The SAIL (Storage And Inference Layer) API is a collection of interfaces designed for low-level transactional access to RDF data.
It functions as a decoupling point between specific database implementations and the functional modules (parsers, query engines, end-user API access, etc) of the rdf4j framework.
Here, we document the design of the API and explain the roles and rationale behind the various interfaces. We also explain how various abstract base classes provided as part of the API can be reused by third-party implementors, in order to make implementing a SAIL-compatible database easier.
WARNING: this document is currently in draft, and incomplete. Feedback and suggestions for change are welcome, either on our GitHub repo, or on the rdf4j Users Group.
In the above diagram we see an overview of the two main interfaces: Sail
, and SailConnection
. The Sail
interface is the main access point for RDF storage. Roughly speaking, this is “the database”. Each Sail
object is composed of zero or more SailConnection
objects. This is where all the actual database access functionality is concentrated. SailConnection
provides methods to execute queries, retrieve and modify triples, and manage transactions.
rdf4j provides default (abstract) implementations for most of the SAIL functionality, which can be reused (and of course overridden) by any concrete implementation.
The AbstractSail
class provides base implementations of all methods of the Sail
interface. It provides the following benefits to concrete Sail implementations:
. implementations of all required basic getter/setter methods
. store shutdown management, including grace periods for active connections and eventual forced closure of active connections on store shutdown.

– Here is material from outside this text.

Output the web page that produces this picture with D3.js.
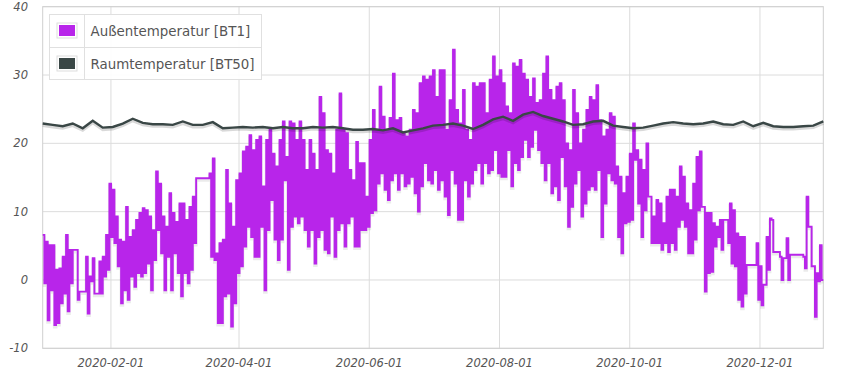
<!DOCTYPE html>
<html>
<head>
<meta charset="utf-8">
<script src="https://cdn.jsdelivr.net/npm/d3@7"></script>
<style>
  body { margin: 0; background: #fff; }
  svg { font-family: "DejaVu Sans", Verdana, sans-serif; }
</style>
</head>
<body>
<div id="chart"></div>
<script>
// Readings, one high and one low per sample interval

var seriesNames = ["Außentemperatur [BT1]", "Raumtemperatur [BT50]"];
var seriesColors = ["#b825ea", "#3a4746"];

var sampleStart = new Date(2019, 11, 31, 1);
var sampleHours = 37.5;      // outdoor samples
var roomEvery = 3;           // room temp kept every 3rd sample

var outHi = [
  6.6, 5.6, 5.1, 5.1, 1.5, 1.7, 3.4, 6.6, 4.4, 4.4, 4.4, -1.7, -1.7, 3.4, 0.5, 3.2, -2, 2.7, 3.4, 6.6,
  14.1, 13.2, 9.3, 5.9, 5.6, 10.7, 6.3, 7.3, 8.8, 9.8, 10.5, 10.2, 9.3, 7.3, 15.9, 14.1, 9.3, 7.8,
  12.7, 9.8, 8.5, 11.2, 11.2, 8.8, 10.7, 12.2, 14.9, 14.9, 14.9, 14.9, 15.6, 17.8, 3.9, 5.4, 5.9, 16.1,
  11.2, 7.8, 14.6, 15.6, 18.8, 19.5, 21.2, 19.0, 20.5, 21.0, 13.7, 20.5, 22.0, 18.5, 16.6, 20.5, 23.2,
  18.0, 23.2, 22.9, 20.5,
  23.2, 20.5, 16.1, 20.5, 18.5, 16.1, 26.8, 24.4, 19.0, 18.5, 15.6, 22.0, 27.3, 22.0, 21.5, 16.1, 14.6,
  20.2, 17.1, 17.1, 12.2, 20.5, 24.9, 22.0, 28.3, 23.9, 22.0, 23.7, 30.2, 23.4, 23.7, 21.5, 21.0, 22.0,
  24.9, 24.4, 28.8, 29.8, 29.3,
  29.8, 30.7, 26.8, 30.7, 30.7, 22.0, 26.3, 33.7, 24.9, 22.9, 27.8, 22.0, 20.5, 28.8, 28.3, 28.8, 28.8,
  24.4, 29.3, 32.7, 29.8, 30.7, 28.8, 25.4, 24.4, 31.7, 31.2, 32.2, 30.2, 29.3, 26.8, 29.5, 25.9, 26.3,
  30.2, 32.7, 27.8, 26.3, 28.3,
  28.8, 26.3, 20.0, 19.0, 27.8, 24.4, 20.0, 22.0, 24.9, 26.8, 26.3, 28.5, 23.4, 21.0, 22.0, 24.4, 23.9,
  16.6, 15.1, 12.7, 15.1, 18.5, 22.9, 19.0, 17.6, 16.1, 20.0, 12.2, 9.3, 11.7, 11.2, 8.3, 12.2, 13.2,
  13.2, 12.2, 16.6, 15.1, 11.2,
  10.2, 14.1, 18.0, 18.8, 10.7, 9.8, 9.8, 8.3, 7.8, 8.8, 8.8, 8.8, 11.2, 10.2, 6.8, 6.3, 6.3, 2.2, 2.2,
  2.2, 5.4, 2.0, -0.7, 6.3, 9.0, 4.1, 4.1, 3.4, 3.2, 6.1, 3.7, 3.7, 3.7, 3.7, 3.4, 12.2, 7.8, 2.0, 1.0, 5.1
];

var outLo = [
  -0.5, -5.9, -1.5, -6.6, -6.3, -3.4, -2.0, -4.6, -0.5, 4.4, -2.9, -1.7, -1.7, -4.9, -0.2, -2.0, -2.0,
  -2.0, 0.5, 1.5, 6.3, 5.4, 2.0, -3.4, -1.5, -2.9, 0.5, -1.0, 1.0, 0.5, 1.0, 2.4, -1.5, 2.9, 7.3, 3.9,
  -1.5, 3.4,
  -1.5, 3.9, 1.0, -2.4, 1.0, -0.5, 1.5, 5.4, 14.9, 14.9, 14.9, 14.9, 3.4, 2.9, -6.3, -6.3, -2.4, -2.0,
  -6.8, -3.4, 1.0, 2.0, 4.9, 7.8, 6.3, 3.4, 3.4, 7.8, -1.5, 7.3, 11.7, 5.9, 2.9, 5.9, 14.6, 1.5, 7.8,
  9.3, 8.3,
  9.3, 7.3, 4.9, 7.3, 2.4, 6.3, 7.3, 4.4, 3.9, 9.3, 3.4, 7.3, 8.3, 4.9, 8.3, 9.3, 4.9, 4.9, 7.3, 7.3,
  7.8, 9.8, 10.2, 14.1, 15.6, 13.2, 11.7, 14.6, 15.6, 13.2, 15.6, 13.7, 14.1, 15.1, 12.7, 10.0, 13.7,
  17.1, 14.6,
  14.1, 16.1, 13.2, 14.6, 12.2, 9.5, 16.1, 14.1, 8.8, 8.8, 14.6, 12.2, 14.1, 16.1, 17.1, 14.1, 17.1,
  15.6, 16.1, 19.0, 15.6, 15.1, 15.1, 19.0, 13.7, 17.1, 16.1, 18.0, 20.5, 18.0, 19.5, 22.0, 19.0, 17.1,
  14.6, 17.1, 12.7, 13.7, 11.7,
  18.0, 13.7, 7.8, 10.7, 14.1, 16.1, 9.3, 11.2, 13.2, 13.7, 13.2, 16.1, 6.3, 11.2, 15.6, 14.6, 14.1,
  6.3, 3.9, 8.3, 8.5, 8.8, 17.6, 11.2, 6.3, 10.2, 12.2, 5.4, 5.4, 5.4, 4.4, 5.4, 4.1, 5.4, 4.4, 7.8,
  8.8, 7.8, 3.9,
  3.9, 5.9, 10.2, 10.7, -1.7, 1.0, 1.2, 4.9, 6.3, 4.4, 8.8, 5.4, 2.4, 2.0, -2.9, -3.9, -2.0, 2.2, 2.2,
  2.2, -2.9, -3.7, -0.7, 1.5, 8.8, 4.1, 4.1, 0.0, 3.2, 0.0, 3.7, 3.7, 3.7, 3.7, 1.7, 7.8, 2.0, -5.4,
  -0.2, 0.0
];

var roomTemp = [
  22.9, 22.7, 22.5, 22.9, 22.2, 23.3, 22.3, 22.4, 22.9, 23.6, 23.0, 22.8, 22.8,
  22.7, 23.2, 22.7, 22.7, 23.1, 22.2, 22.3, 22.4, 22.3, 22.4, 22.2, 22.4, 22.2,
  22.2, 22.4, 22.3, 22.4, 22.2, 22.0, 22.0, 22.1, 21.9, 22.2, 21.6, 21.9, 22.2,
  22.6, 22.7, 22.9, 22.6, 22.1, 22.7, 23.5, 23.9, 23.3, 24.2, 24.6, 24.0, 23.6,
  23.2, 22.7, 22.8, 23.2, 23.3, 22.6, 22.4, 22.2, 22.3, 22.6, 22.9, 23.1, 22.9,
  22.8, 22.9, 23.2, 22.8, 22.7, 23.2, 22.5, 23.0, 22.5, 22.4, 22.4, 22.5, 22.6, 23.2
];

var xTicks = ["2020-02-01", "2020-04-01", "2020-06-01", "2020-08-01", "2020-10-01", "2020-12-01"];
var yTicks = [-10, 0, 10, 20, 30, 40];

// Layout

var width = 850, height = 375;
var plotLeft = 42.7, plotRight = 823.3, plotTop = 6.7, plotBottom = 348.3;

var svg = d3.select("#chart").append("svg")
    .attr("width", width)
    .attr("height", height);

var hour = 3600 * 1000;
var tAt = function(i) { return new Date(sampleStart.getTime() + i * sampleHours * hour); };

var x = d3.scaleTime()
    .domain([sampleStart, tAt(outHi.length)])
    .range([plotLeft, plotRight]);

var y = d3.scaleLinear()
    .domain([-10, 40])
    .range([plotBottom, plotTop]);

var parse = d3.timeParse("%Y-%m-%d");

// Grid

svg.append("g").selectAll("line").data(yTicks).enter().append("line")
    .attr("x1", plotLeft).attr("x2", plotRight)
    .attr("y1", function(d) { return y(d); }).attr("y2", function(d) { return y(d); })
    .style("stroke", "#dcdcdc");

svg.append("g").selectAll("line").data(xTicks).enter().append("line")
    .attr("x1", function(d) { return x(parse(d)); }).attr("x2", function(d) { return x(parse(d)); })
    .attr("y1", plotTop).attr("y2", plotBottom)
    .style("stroke", "#dcdcdc");

svg.append("rect")
    .attr("x", plotLeft).attr("y", plotTop)
    .attr("width", plotRight - plotLeft).attr("height", plotBottom - plotTop)
    .style("fill", "none").style("stroke", "#cfcfcf");

// Axis labels

svg.append("g").selectAll("text").data(yTicks).enter().append("text")
    .attr("x", 28).attr("y", function(d) { return y(d) + 4; })
    .attr("text-anchor", "end")
    .style("font-size", "11.5px").style("font-style", "italic").style("fill", "#555")
    .text(function(d) { return d; });

svg.append("g").selectAll("text").data(xTicks).enter().append("text")
    .attr("x", function(d) { return x(parse(d)); }).attr("y", 367)
    .attr("text-anchor", "middle")
    .style("font-size", "11.5px").style("font-style", "italic").style("fill", "#555")
    .text(function(d) { return d; });

// Series

var outPoints = [];
outHi.forEach(function(v, i) {
  outPoints.push([tAt(i), v]);
  outPoints.push([tAt(i + 0.5), outLo[i]]);
});
outPoints.push([tAt(outHi.length), outLo[outLo.length - 1]]);

var roomPoints = roomTemp.map(function(v, i) { return [tAt(i * roomEvery), v]; });

var stepLine = d3.line()
    .curve(d3.curveStepAfter)
    .x(function(d) { return x(d[0]); })
    .y(function(d) { return y(d[1]); });

var plainLine = d3.line()
    .x(function(d) { return x(d[0]); })
    .y(function(d) { return y(d[1]); });

var plot = svg.append("g");

plot.append("path")		// shadow
    .attr("d", stepLine(outPoints))
    .attr("transform", "translate(0,2)")
    .style("fill", "none").style("stroke", "rgba(0,0,0,0.08)").style("stroke-width", 3);

plot.append("path")
    .attr("d", stepLine(outPoints))
    .style("fill", "none").style("stroke", seriesColors[0]).style("stroke-width", 1.9);

plot.append("path")
    .attr("d", plainLine(roomPoints))
    .attr("transform", "translate(0,2)")
    .style("fill", "none").style("stroke", "rgba(0,0,0,0.15)").style("stroke-width", 3);

plot.append("path")
    .attr("d", plainLine(roomPoints))
    .style("fill", "none").style("stroke", seriesColors[1]).style("stroke-width", 2.4);

// Legend

var legend = svg.append("g").attr("transform", "translate(49.5,14.5)");

legend.append("rect")
    .attr("width", 212).attr("height", 65)
    .style("fill", "rgba(255,255,255,0.92)").style("stroke", "#e0e0e0");

legend.append("line")
    .attr("x1", 0).attr("x2", 212).attr("y1", 33).attr("y2", 33)
    .style("stroke", "#e0e0e0");

legend.append("line")
    .attr("x1", 35).attr("x2", 35).attr("y1", 0).attr("y2", 65)
    .style("stroke", "#e0e0e0");

seriesNames.forEach(function(name, i) {
  var row = legend.append("g").attr("transform", "translate(0," + (i * 33) + ")");
  row.append("rect")
      .attr("x", 7.5).attr("y", 8.5).attr("width", 20).attr("height", 15)
      .style("fill", "#fff").style("stroke", "#ddd");
  row.append("rect")
      .attr("x", 9.5).attr("y", 10.5).attr("width", 16).attr("height", 11)
      .style("fill", seriesColors[i]);
  row.append("text")
      .attr("x", 41).attr("y", 21)
      .style("font-size", "13.4px").style("fill", "#555")
      .text(name);
});
</script>
</body>
</html>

. thread-safety: take care of basic concurrency issues around opening multiple connections.
. ongoing compatibility: future rdf4j releases that introduce new functionality in Sail
provide default implementations in AbstractSail
.
Similarly, the AbstractSailConnection
provides base implementations of all methods of the SailConnection
interface. It provides the following benefits to concrete SailConnection implementations:
. handles all basic concurrency issues around starting / executing transactions
. (configurable) buffering of active changes in any transaction
. ongoing compatibility: future rdf4j releases that introduce new functionality in SailConnection
provide default implementations in AbstractSailConnection
.
The abstract base classes use the naming convention methodname**Internal**
to indicate the methods that concrete subclasses should concentrate on implementing. The rationale is that the public method implementations in the abstract class implement basic concurrency handling and other book-keeping, and their corresponding (protected) ...Internal
methods can be implemented by the concrete subclass to provide the actual business logic of the method.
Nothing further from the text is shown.